PROBLEM DETAILS >>
Everything from the line containing "Output the Python" through the line containing "from bokeh.resources import INLINE" should be repeated exactly, and nothing else from the data.

DATA EXTRACT >>
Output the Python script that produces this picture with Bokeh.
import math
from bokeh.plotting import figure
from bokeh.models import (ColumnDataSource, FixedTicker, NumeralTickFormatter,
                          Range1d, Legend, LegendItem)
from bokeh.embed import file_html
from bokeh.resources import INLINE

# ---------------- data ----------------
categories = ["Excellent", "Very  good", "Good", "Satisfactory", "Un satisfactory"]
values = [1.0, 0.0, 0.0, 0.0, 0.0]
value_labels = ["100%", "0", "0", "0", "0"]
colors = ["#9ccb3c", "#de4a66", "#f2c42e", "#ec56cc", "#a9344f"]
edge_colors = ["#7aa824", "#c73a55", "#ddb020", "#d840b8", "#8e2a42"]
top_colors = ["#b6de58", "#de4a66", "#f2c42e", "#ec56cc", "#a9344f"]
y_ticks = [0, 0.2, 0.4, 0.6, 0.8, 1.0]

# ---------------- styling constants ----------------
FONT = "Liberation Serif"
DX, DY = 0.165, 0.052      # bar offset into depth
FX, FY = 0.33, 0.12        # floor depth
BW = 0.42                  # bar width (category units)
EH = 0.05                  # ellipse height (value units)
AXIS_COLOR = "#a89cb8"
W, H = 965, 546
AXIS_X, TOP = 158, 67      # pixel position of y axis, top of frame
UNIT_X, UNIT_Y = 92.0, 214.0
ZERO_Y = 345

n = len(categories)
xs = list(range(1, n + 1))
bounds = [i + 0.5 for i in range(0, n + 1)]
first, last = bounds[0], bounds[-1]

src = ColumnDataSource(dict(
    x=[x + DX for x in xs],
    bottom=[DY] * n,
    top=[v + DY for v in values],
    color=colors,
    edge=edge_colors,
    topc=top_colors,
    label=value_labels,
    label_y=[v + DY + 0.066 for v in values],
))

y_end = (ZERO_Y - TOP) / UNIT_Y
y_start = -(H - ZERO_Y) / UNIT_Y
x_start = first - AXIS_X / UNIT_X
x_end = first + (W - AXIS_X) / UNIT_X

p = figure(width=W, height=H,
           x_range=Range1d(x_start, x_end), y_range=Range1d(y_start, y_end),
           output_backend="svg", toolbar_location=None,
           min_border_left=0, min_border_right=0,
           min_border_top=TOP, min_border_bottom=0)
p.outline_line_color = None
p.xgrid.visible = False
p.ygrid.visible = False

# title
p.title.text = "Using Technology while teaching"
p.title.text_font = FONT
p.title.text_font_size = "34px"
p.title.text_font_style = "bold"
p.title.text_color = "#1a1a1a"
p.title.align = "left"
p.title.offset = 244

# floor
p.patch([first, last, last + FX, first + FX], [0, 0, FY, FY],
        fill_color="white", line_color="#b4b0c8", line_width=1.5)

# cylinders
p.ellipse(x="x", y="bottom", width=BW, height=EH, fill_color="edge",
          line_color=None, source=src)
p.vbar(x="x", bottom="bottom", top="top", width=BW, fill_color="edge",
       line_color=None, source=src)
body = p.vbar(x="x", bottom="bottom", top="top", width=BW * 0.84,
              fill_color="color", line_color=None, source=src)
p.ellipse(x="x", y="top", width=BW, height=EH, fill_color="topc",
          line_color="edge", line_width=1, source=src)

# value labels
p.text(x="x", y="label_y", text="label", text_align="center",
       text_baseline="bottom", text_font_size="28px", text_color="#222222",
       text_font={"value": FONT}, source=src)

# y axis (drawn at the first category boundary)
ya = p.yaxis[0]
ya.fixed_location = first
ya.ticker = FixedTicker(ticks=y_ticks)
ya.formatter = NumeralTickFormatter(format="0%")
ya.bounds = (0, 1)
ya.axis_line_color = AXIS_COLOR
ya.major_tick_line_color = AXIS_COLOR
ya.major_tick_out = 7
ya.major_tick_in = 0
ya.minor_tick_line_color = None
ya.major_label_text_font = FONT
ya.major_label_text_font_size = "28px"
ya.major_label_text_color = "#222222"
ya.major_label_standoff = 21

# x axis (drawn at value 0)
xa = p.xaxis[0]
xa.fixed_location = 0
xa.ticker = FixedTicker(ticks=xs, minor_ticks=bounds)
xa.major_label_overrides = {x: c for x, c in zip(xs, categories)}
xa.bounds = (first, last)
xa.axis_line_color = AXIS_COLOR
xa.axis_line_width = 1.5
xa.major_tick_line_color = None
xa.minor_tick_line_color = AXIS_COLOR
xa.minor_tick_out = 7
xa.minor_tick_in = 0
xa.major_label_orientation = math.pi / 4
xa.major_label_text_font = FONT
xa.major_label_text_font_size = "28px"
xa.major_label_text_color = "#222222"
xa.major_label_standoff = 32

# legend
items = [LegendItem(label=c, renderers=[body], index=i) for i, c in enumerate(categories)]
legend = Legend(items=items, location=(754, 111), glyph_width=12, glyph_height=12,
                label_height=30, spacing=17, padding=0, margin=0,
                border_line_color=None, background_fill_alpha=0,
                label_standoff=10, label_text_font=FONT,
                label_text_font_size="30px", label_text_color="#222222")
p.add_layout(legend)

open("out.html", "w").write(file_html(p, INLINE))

...

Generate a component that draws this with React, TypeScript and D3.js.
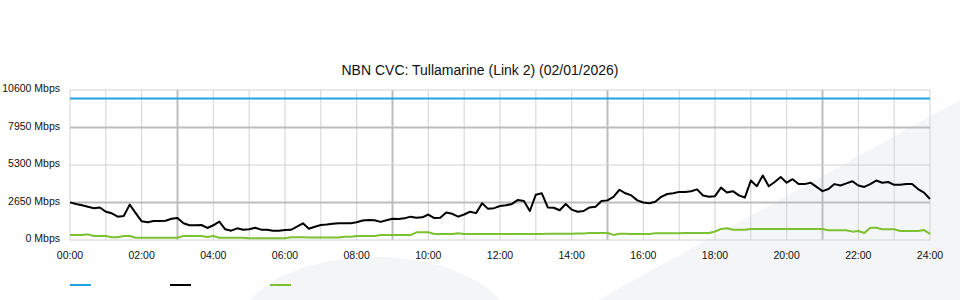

COMPLETED TASK >>
Output the Python script that produces this picture with Bokeh.
import math
from bokeh.plotting import figure
from bokeh.models import (ColumnDataSource, FixedTicker, NumeralTickFormatter,
                          Range1d, Legend, LegendItem)
from bokeh.embed import file_html
from bokeh.resources import INLINE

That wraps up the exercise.